Expertise is never democratic. It’s elitist by its very nature. Is this a good idea or a bad idea? Naturally, that all depends on the quality of the experts you end up with. Giving the Bank of England greater independence was popular, so long as people thought the bankers knew better than the politicians. That’s why the financial crash of 2008 was such a transformative event. On the left and on the right (though not the centre) it destroyed confidence in experts. Ten years later, on the left and right, that confidence has not yet returned.

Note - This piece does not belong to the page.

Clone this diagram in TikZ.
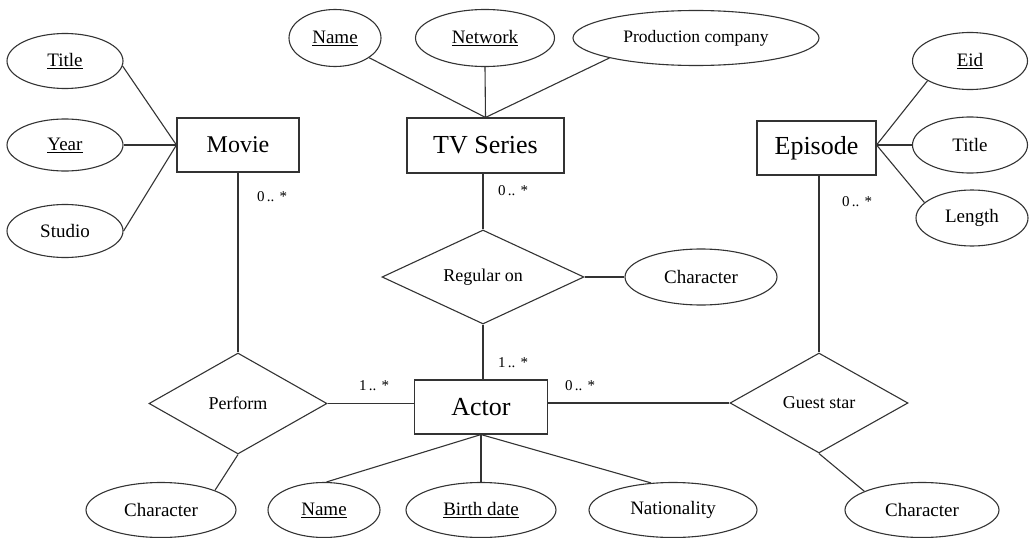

‘The warning signs are flashing red,’ writes Adler. ‘Democracy is under threat.’ Yet it’s centrists who are most disillusioned with democracy, and the centre has rarely been weaker. In Brexit Britain and Trump’s America, people are getting what they voted for. Democracy has never been in better health. The only way that centrists will regain the upper hand is if ‘the people’ become dissatisfied with the outcomes of policies they voted for. The centrists’ only hope is crisis, and that’s never been a popular campaign strategy. Only when expertise is back in fashion will the centrists return to power.
We’ve been here several times before, not least around the time of the first EU referendum. Back in 1975, voters compared the democratic chaos of Great Britain with the bureaucratic Common Market, and decided the Continental experts and their centrist parties knew best. Conversely, populists succeed when experts fail us. The economic orthodoxy of the early Thirties produced the Great Depression. The populist reaction to this expertise produced success stories as well as horror stories, not only Fascism but also FDR. Democracy remains the Holy Grail of the British political process, but it’s easy to dream up a few thought experiments to test this case. What if a left wing government used a weak, unpopular king and a constitutional crisis to hold a referendum on abolishing the monarchy, and won by 52 per cent to 48 per cent?
Of course there are a few caveats. There’s no mention in Adler’s piece of how he defines ‘far left’ and ‘far right.’ Does he mean supporters of hard-left and hard-right parties, like Germany’s Die Linke or Austria’s Freedom Party? Or does he mean something even more extreme? In a way, it hardly matters. Even in isolation, without the comparisons of left and right, these figures show centrist enthusiasm for democracy is extraordinarily low.
However it’s the biggest deficiency in these results that’s actually the most revealing. The data that Adler uses is from 2008 to 2014 – ie, after the financial crisis, but before Trump and Brexit. If centrist confidence in democracy was tepid in 2014, goodness knows how lukewarm it’s become by now.